The Daily Telegraph

The loss of the adverb is a thoroughly sad state of affairs

-

Here at Pearson Towers, the last bastion of English as she was once spoken, we are mildly partial to the adverb. A noble thing, the purpose of which is to modify an adjective rather as brown sauce modifies a bacon sandwich. Now, as we learn from a new academic study, the adverb is also an endangered thing. Professor Paul Baker, of Lancaster University, has discovered a steep decline in “gradable adverbs” – the ones that allow us to reduce or increase our emphasis of a phrase. That’s not just slightly bad news. It’s dreadfully bad.

As always, it’s all the fault of our old friend the class system. Expression­s such as “It’s awfully good of you” or “I’m terribly sorry” now smack of an antiquated and more genteel age. (Connoisseu­rs have always relished Celia Johnson in Brief Encounter, who would say “teddibly sorry”. Try it out loud for yourself; it works! Nowadays, the only person who talks like that is the Queen.)

The adverb somehow softened the feeling you wanted to express while claiming to deepen it: all part of the middle-class code. Try explaining that to a 15-year-old, whose adverbial usage is restricted to “literally” and “totally”, the latter being squeezed, within a text, to “totes”. Obvs.
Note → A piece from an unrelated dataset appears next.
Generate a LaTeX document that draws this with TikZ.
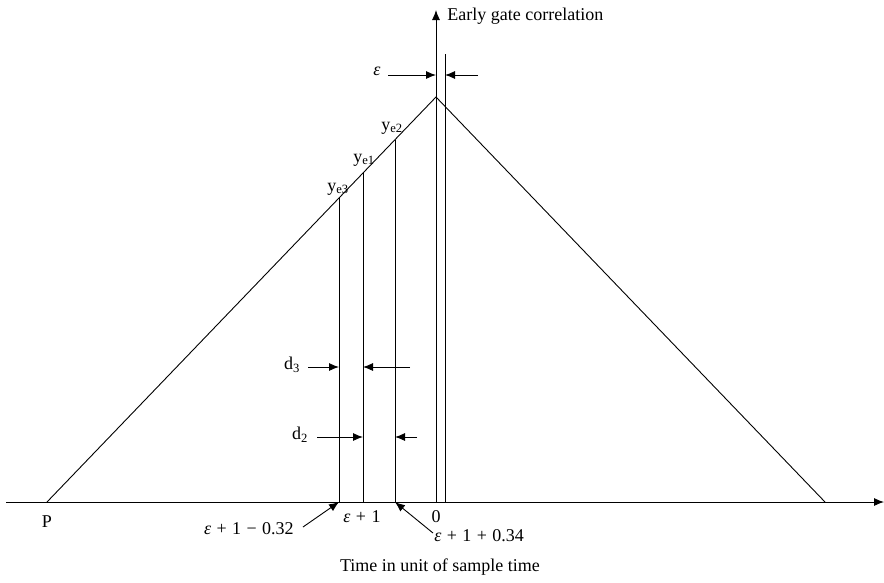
\documentclass[tikz,border=0pt]{standalone}
\usepackage{fontspec}
\setmainfont{Liberation Serif}
\usetikzlibrary{arrows.meta}
\newcommand{\opgap}{\hspace{0.3em}}
\begin{document}
\begin{tikzpicture}[x=1pt,y=-1pt,line width=0.9pt,font=\fontsize{18}{21}\selectfont,
  tip/.style={-{Latex[length=10pt,width=8pt]}},
  lbl/.style={inner sep=0pt}]
\useasboundingbox (0,0) rectangle (884,582);
% axes
\coordinate (xstart) at (6,502);
\coordinate (xend) at (884,502);
\coordinate (origin) at (436,502);
\coordinate (ytop) at (436,10);
\draw[tip] (xstart) -- (xend);
\draw[tip] (origin) -- (ytop);
\node[lbl, anchor=west] (ylabel) at (447,16) {Early gate correlation};
\node[lbl] (xlabel) at (440,567) {Time in unit of sample time};
% triangle
\coordinate (left) at (47,502);
\coordinate (apex) at (436,97);
\coordinate (right) at (825,502);
\draw (left) -- (apex) -- (right);
% shifted line
\coordinate (shtop) at (445,54);
\coordinate (shbot) at (445,502);
\draw (shtop) -- (shbot);
% samples
\coordinate (e3top) at (339,198);
\coordinate (e3bot) at (339,502);
\coordinate (e1top) at (363,173);
\coordinate (e1bot) at (363,502);
\coordinate (e2top) at (395,140);
\coordinate (e2bot) at (395,502);
\draw (e3top) -- (e3bot);
\draw (e1top) -- (e1bot);
\draw (e2top) -- (e2bot);
\node[lbl] (ye3) at (338,189) {y\textsubscript{e3}};
\node[lbl] (ye1) at (364,160) {y\textsubscript{e1}};
\node[lbl] (ye2) at (392,128) {y\textsubscript{e2}};
% epsilon
\node[lbl] (eps) at (377,71) {\textit{ε}};
\coordinate (epsa) at (388,75);
\coordinate (epsb) at (436,75);
\coordinate (epsc) at (478,75);
\coordinate (epsd) at (445,75);
\draw[tip] (epsa) -- (epsb);
\draw[tip] (epsc) -- (epsd);
% d3
\node[lbl] (d3) at (292,365) {d\textsubscript{3}};
\coordinate (d3a) at (308,367);
\coordinate (d3b) at (339,367);
\coordinate (d3c) at (410,367);
\coordinate (d3d) at (363,367);
\draw[tip] (d3a) -- (d3b);
\draw[tip] (d3c) -- (d3d);
% d2
\node[lbl] (d2) at (300,435) {d\textsubscript{2}};
\coordinate (d2a) at (317,437);
\coordinate (d2b) at (363,437);
\coordinate (d2c) at (417,437);
\coordinate (d2d) at (395,437);
\draw[tip] (d2a) -- (d2b);
\draw[tip] (d2c) -- (d2d);
% axis labels
\node[lbl] (p) at (47,522) {P};
\node[lbl] (zero) at (436,517) {0};
\node[lbl] (t1) at (362,517) {\textit{ε}\opgap+\opgap1};
\node[lbl, anchor=east] (t3) at (294,529) {\textit{ε}\opgap+\opgap1\opgap−\opgap0.32};
\node[lbl, anchor=west] (t2) at (434,536) {\textit{ε}\opgap+\opgap1\opgap+\opgap0.34};
\draw[tip] (t3.east) ++(9,-2) coordinate (t3a) (t3a) -- (e3bot);
\draw[tip] (t2.west) ++(-1,-3) coordinate (t2a) (t2a) -- (e2bot);
\end{tikzpicture}
\end{document}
There is also an American influence at work. I was once on a book tour of the US, and felt deflated when someone in the audience would raise her hand and say: “I quite liked your book, Miss Pearson.” It took my publisher to explain that “quite”, which Brits employ to play down the adjective (“I quite enjoyed the film”), is wielded by Americans as an intensifie­r. To them, “quite like” means “love”, which must make Valentine’s Day a nightmare.

Most people, on both sides of the Atlantic, will neither notice nor care that the adverb is fast becoming extinct. After all, it’s hardly as noticeable as a panda. While it lived, however, the adverb was one of those small, delicate instrument­s with which we measured out our meaning – a tool of civilisati­on. I’ll miss it. Frightfull­y.